Implementation:Tencent Ncnn YOLACT Example
| Knowledge Sources | |
|---|---|
| Domains | Vision, Instance_Segmentation |
| Last Updated | 2026-02-09 19:00 GMT |
Overview
Concrete tool for real-time instance segmentation using YOLACT with ncnn.
Description
This example implements YOLACT (You Only Look At CoefficienTs) real-time instance segmentation using the ncnn inference framework. The model produces both bounding box detections and per-instance segmentation masks by combining learned mask coefficients with prototype masks. The input image is resized to 550x550 pixels with ImageNet-style normalization (mean subtraction and standard deviation scaling). The network extracts four output blobs: prototype mask maps (138x138x32), bounding box locations (4x19248), mask coefficients (32x19248), and class confidence scores (81x19248 for 80 COCO classes plus background). Instance masks are generated by matrix multiplication of mask coefficients with prototype masks, followed by sigmoid activation and cropping to the bounding box region.
Usage
Use this example when you need per-object pixel-level segmentation masks in addition to bounding boxes.
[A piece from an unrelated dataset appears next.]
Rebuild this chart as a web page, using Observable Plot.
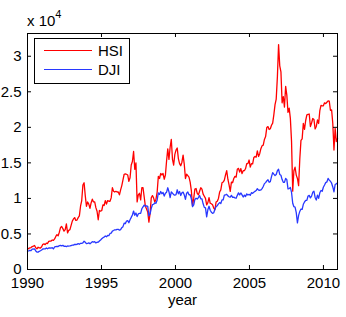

YOLACT provides a good balance between segmentation quality and inference speed, making it suitable for real-time applications on mobile and edge devices.
Code Reference
Source Location
- Repository: Tencent_Ncnn
- File: examples/yolact.cpp
- Lines: 1-538
Signature
struct Object
{
cv::Rect_<float> rect;
int label;
float prob;
std::vector<float> maskdata;
cv::Mat mask;
};
static int detect_yolact(const cv::Mat& bgr, std::vector<Object>& objects);
static void qsort_descent_inplace(std::vector<Object>& objects);
static void nms_sorted_bboxes(const std::vector<Object>& faceobjects,
std::vector<int>& picked, float nms_threshold,
bool agnostic = false);
Import
#include "net.h"
I/O Contract
Inputs
| Name | Type | Required | Description |
|---|---|---|---|
| image_path | const char* | Yes | Path to input image file |
Outputs
| Name | Type | Description |
|---|---|---|
| objects | std::vector<Object> | Detected objects with bounding boxes, class labels, confidence scores, and instance masks |
Model Files
| File | Description |
|---|---|
| yolact.param | YOLACT ncnn model parameter file (ResNet-50 backbone) |
| yolact.bin | YOLACT ncnn model weight file |
Usage Examples
Running the Example
./yolact image.jpg
Key Code Pattern
ncnn::Net yolact;
yolact.opt.use_vulkan_compute = true;
yolact.load_param("yolact.param");
yolact.load_model("yolact.bin");
// Resize to 550x550 with ImageNet normalization
ncnn::Mat in = ncnn::Mat::from_pixels_resize(bgr.data,
ncnn::Mat::PIXEL_BGR2RGB, img_w, img_h, 550, 550);
const float mean_vals[3] = {123.68f, 116.78f, 103.94f};
const float norm_vals[3] = {1.0 / 58.40f, 1.0 / 57.12f, 1.0 / 57.38f};
in.substract_mean_normalize(mean_vals, norm_vals);
ncnn::Extractor ex = yolact.create_extractor();
ex.input("input.1", in);
ncnn::Mat maskmaps; // 138x138 x 32 prototype masks
ncnn::Mat location; // 4 x 19248 bounding boxes
ncnn::Mat mask; // 32 x 19248 mask coefficients
ncnn::Mat confidence; // 81 x 19248 class scores
ex.extract("619", maskmaps);
ex.extract("816", location);
ex.extract("818", mask);
ex.extract("820", confidence);
Implementation Details
Preprocessing
The input image is resized to a fixed 550x550 resolution (not letterboxed). Pixel values are converted from BGR to RGB, then normalized using ImageNet mean values (123.68, 116.78, 103.94) and standard deviation values (58.40, 57.12, 57.38).
Mask Generation
Instance masks are produced through the coefficient-based approach: each detection has 32 mask coefficients that are combined with 32 prototype masks (138x138) via matrix multiplication. The result is passed through a sigmoid activation and cropped to the detection's bounding box to produce the final binary mask.
Prior Box Generation
YOLACT uses anchor-based detection with prior boxes generated across 5 feature map scales with sizes [69, 35, 18, 9, 5] and 3 aspect ratios [1.0, 0.5, 2.0], producing 19248 total anchors.